I think film, and particularly essay film as a subgenre of documentary, is a potent editorializing commentary on the past (as present). It can create associations and frictions that trouble how we consider the present and the past. I am particularly interested in the myriad of ways how different forms of documentaries have been able to engage with archives in order to engage with forgotten, marginalized or erased histories.
Raed Rafei

I think that in some ways, any film is an inventory of an archive, an index of shots. A film performs as a visual catalogue of an archive, an indication to its existence, the original shot. In many ways, the Lumiere brothers’ “Workers Leaving the Lumière Factory in Lyon”, is the first and the last film at the same time.

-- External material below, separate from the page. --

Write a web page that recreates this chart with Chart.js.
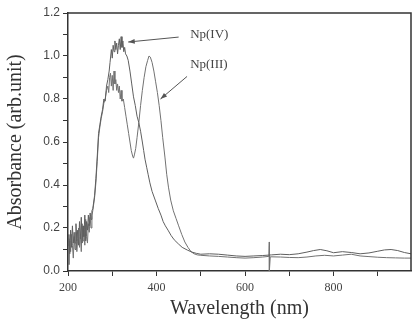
<!DOCTYPE html>
<html>
<head>
<meta charset="utf-8">
<script src="https://cdn.jsdelivr.net/npm/chart.js@4.4.0/dist/chart.umd.min.js"></script>
<style>
  body { margin: 0; background: #fff; }
  canvas { display: block; }
</style>
</head>
<body>
<canvas id="spectrum" width="412" height="326"></canvas>
<script>
// Np(IV) absorption spectrum
var wlIV = [200,202,204,206,208,210,212,214,216,218,220,222,224,226,228,230,232,234,236,238,240,242,244,246,248,250,252,254,256,
  260,263,266,269,272,275,278,281,284,287,290,293,295,298,300,302,304,306,308,310,312,314,316,318,320,322,324,326,328,330,
  333,336,340,344,348,352,356,360,364,368,371,374,378,381,385,390,397,404,410,415,420,426,433,440,450,458,470,480,490,500,
  520,540,560,580,600,620,640,660,680,700,720,740,755,770,785,800,820,840,860,880,900,915,930,945,960,975];
var absIV = [0.12,0.17,0.08,0.19,0.11,0.21,0.13,0.18,0.10,0.22,0.14,0.19,0.12,0.23,0.15,0.25,0.13,0.21,0.16,0.26,0.14,0.23,0.19,0.26,0.21,0.27,0.24,0.28,0.29,
  0.35,0.43,0.53,0.64,0.68,0.72,0.75,0.80,0.79,0.86,0.89,0.93,0.97,1.03,0.99,1.05,1.02,1.07,1.03,1.06,1.01,1.05,1.08,1.03,1.09,1.04,1.07,1.02,1.04,1.01,
  1.00,0.98,0.93,0.87,0.81,0.77,0.72,0.69,0.65,0.60,0.56,0.52,0.48,0.45,0.41,0.37,0.33,0.29,0.26,0.23,0.21,0.19,0.165,0.145,0.125,0.11,0.097,0.088,0.082,0.078,
  0.08,0.078,0.074,0.07,0.068,0.07,0.072,0.075,0.078,0.076,0.08,0.088,0.095,0.10,0.094,0.085,0.09,0.086,0.08,0.084,0.092,0.098,0.10,0.095,0.086,0.08];

// Np(III) absorption spectrum
var wlIII = [200,202,204,206,208,210,212,214,216,218,220,222,224,226,228,230,232,234,236,238,240,242,244,246,248,250,252,254,256,
  260,263,266,269,272,275,278,281,284,287,290,292,294,296,298,300,302,304,306,308,310,312,314,316,318,320,322,325,328,331,
  334,337,340,343,346,348,350,353,356,360,364,368,372,376,380,383,386,390,394,398,402,406,410,414,419,423,427,432,438,444,
  450,457,464,471,478,485,492,500,
  520,540,560,580,600,620,640,654,655,655,657,680,700,720,740,760,780,800,820,840,860,880,900,920,940,960,975];
var absIII = [0.15,0.03,0.14,0.09,0.17,0.12,0.06,0.16,0.13,0.18,0.09,0.15,0.20,0.11,0.17,0.09,0.22,0.14,0.19,0.12,0.24,0.16,0.13,0.22,0.18,0.25,0.20,0.26,0.28,
  0.34,0.41,0.51,0.62,0.67,0.71,0.74,0.78,0.80,0.84,0.86,0.83,0.90,0.92,0.86,0.91,0.84,0.93,0.87,0.89,0.84,0.87,0.83,0.86,0.80,0.84,0.79,0.80,0.76,0.72,
  0.68,0.64,0.60,0.56,0.535,0.525,0.54,0.57,0.62,0.69,0.77,0.84,0.90,0.95,0.98,1.00,0.995,0.97,0.93,0.88,0.83,0.77,0.70,0.62,0.53,0.45,0.39,0.33,0.28,0.245,
  0.21,0.17,0.135,0.11,0.09,0.08,0.075,0.073,
  0.07,0.068,0.065,0.062,0.06,0.062,0.065,0.068,0.135,0.0,0.066,0.065,0.063,0.062,0.065,0.07,0.073,0.07,0.074,0.078,0.07,0.067,0.064,0.062,0.061,0.06,0.06];

var xMajor = [200, 400, 600, 800];
var xMinor = [300, 500, 700, 900];
var yMajor = [0, 0.2, 0.4, 0.6, 0.8, 1.0, 1.2];
var yMinor = [0.1, 0.3, 0.5, 0.7, 0.9, 1.1];

function toPoints(wl, abs) {
  return wl.map((w, i) => ({ x: w, y: abs[i] }));
}

function arrow(ctx, x1, y1, x2, y2) {
  var ang = Math.atan2(y2 - y1, x2 - x1);
  ctx.beginPath();
  ctx.moveTo(x1, y1);
  ctx.lineTo(x2, y2);
  ctx.stroke();
  ctx.beginPath();
  ctx.moveTo(x2, y2);
  ctx.lineTo(x2 - 7 * Math.cos(ang - 0.35), y2 - 7 * Math.sin(ang - 0.35));
  ctx.lineTo(x2 - 7 * Math.cos(ang + 0.35), y2 - 7 * Math.sin(ang + 0.35));
  ctx.closePath();
  ctx.fill();
}

const frameAndNotes = {
  id: 'frameAndNotes',
  afterDatasetsDraw(chart) {
    const { ctx, chartArea: a, scales: { x, y } } = chart;
    ctx.save();
    ctx.strokeStyle = '#333';
    ctx.lineWidth = 1.5;
    ctx.beginPath();
    ctx.moveTo(a.left, a.top);
    ctx.lineTo(a.right, a.top);
    ctx.lineTo(a.right, a.bottom);
    ctx.stroke();

    ctx.fillStyle = '#444';
    ctx.font = '13px "Liberation Serif", serif';
    ctx.textBaseline = 'middle';
    ctx.fillText('Np(IV)', x.getPixelForValue(476), y.getPixelForValue(1.098));
    ctx.fillText('Np(III)', x.getPixelForValue(476), y.getPixelForValue(0.958));

    ctx.strokeStyle = '#555';
    ctx.fillStyle = '#555';
    ctx.lineWidth = 1;
    arrow(ctx, x.getPixelForValue(450), y.getPixelForValue(1.088), x.getPixelForValue(336), y.getPixelForValue(1.065));
    arrow(ctx, x.getPixelForValue(469), y.getPixelForValue(0.905), x.getPixelForValue(409), y.getPixelForValue(0.80));
    ctx.restore();
  }
};

new Chart(document.getElementById('spectrum'), {
  type: 'line',
  data: {
    datasets: [{
      label: 'Np(IV)',
      data: toPoints(wlIV, absIV),
      borderColor: '#5f5f5f',
      borderWidth: 1,
      pointRadius: 0,
      tension: 0
    }, {
      label: 'Np(III)',
      data: toPoints(wlIII, absIII),
      borderColor: '#727272',
      borderWidth: 1,
      pointRadius: 0,
      tension: 0
    }]
  },
  options: {
    responsive: false,
    animation: false,
    layout: { padding: { top: 13, right: 1, left: 0, bottom: 0 } },
    plugins: { legend: { display: false }, tooltip: { enabled: false } },
    scales: {
      x: {
        type: 'linear',
        min: 200,
        max: 975,
        afterBuildTicks: s => { s.ticks = xMajor.concat(xMinor).sort((a, b) => a - b).map(v => ({ value: v })); },
        afterFit: s => { s.height = 55; },
        ticks: {
          autoSkip: false,
          maxRotation: 0,
          padding: 5,
          color: '#444',
          font: { family: '"Liberation Serif", serif', size: 12 },
          callback: v => xMajor.includes(v) ? String(v) : ''
        },
        grid: { drawOnChartArea: false, drawTicks: true, tickLength: 5, color: '#333' },
        border: { color: '#333', width: 1.5 },
        title: {
          display: true,
          text: 'Wavelength (nm)',
          color: '#333',
          font: { family: '"Liberation Serif", serif', size: 20 },
          padding: { top: 0, bottom: 5 }
        }
      },
      y: {
        min: 0,
        max: 1.2,
        afterBuildTicks: s => { s.ticks = yMajor.concat(yMinor).sort((a, b) => a - b).map(v => ({ value: v })); },
        afterFit: s => { s.width = 68; },
        ticks: {
          autoSkip: false,
          padding: 3,
          color: '#444',
          font: { family: '"Liberation Sans", Arial, sans-serif', size: 12 },
          callback: v => yMajor.some(m => Math.abs(m - v) < 1e-6) ? v.toFixed(1) : ''
        },
        grid: { drawOnChartArea: false, drawTicks: true, tickLength: 5, color: '#333' },
        border: { color: '#333', width: 1.5 },
        title: {
          display: true,
          text: 'Absorbance (arb.unit)',
          color: '#333',
          font: { family: '"Liberation Serif", serif', size: 20 },
          padding: { top: 4, bottom: 0 }
        }
      }
    }
  },
  plugins: [frameAndNotes]
});
</script>
</body>
</html>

The film and its archive, together, in one shot, and in the same can. The film doesn’t exist outside of its archive, and since the reality of images only exists in its archives, it therefore can only be read from the traces of the archivist, which could be the filmmaker, a film lab, or an activist group. This archiving process – labeling, indexing and categorizing – can be considered the meta context, or the reality of a film. A reality that starts when a film is related to a particular context, for example to the location where it is kept, be it a personal collection, or a corner of a museum archive, something that allows us to make connections and deploy a narrative out of it. In that sense, it is impossible to isolate filmmaking as a process from its archival tendencies. Actually, this is a tension that many filmmakers are facing in the process of filmmaking. Many of them look precisely at the rushes that are not needed after the film is done. Somehow, rushes are that which needs to be forgotten. They expose the documentary aspect of a fiction, and vice versa. Rushes can tell more about the reality of making a documentary film, since archival practices show what was not included in the frame, that is, the narrative of the filmmaker.
Mohanad Yaqubi

In my new essay film, Al-Atlal (The Ruins), I was prompted by a drawing of a Hammam (bathhouse) in my hometown of Tripoli that I found in an old travel book from the 1500s by a French traveler. The text describing the Hammam and the image itself were striking in how they gestured towards power dynamics between the West and the Middle East that are still relevant until today. They referenced in particular the complicated power dynamics between patrons of the Hammam, and attendants working there. I decided to reflect on the power of this archival image, itself a mediated representation of a specific experience of the Hammam, by conjuring other modern and not so-modern images and placing them in dialogue with it.
Raed Rafei

In a way, the archival approach to images would be the most reflective approach to the reality of the image; a documentation of the process that produces archives, traces of documentations, and the realistic understanding that there is a way out of the frame, in order to read the filmmakers intentions and their context. It eliminates any possibility of this notion of reality/authenticity of an image. I am trying to say that there is no such thing as a documentary that documents reality objectively. But what is this obsession with reality? And who benefits from this possibility and ability to represent reality?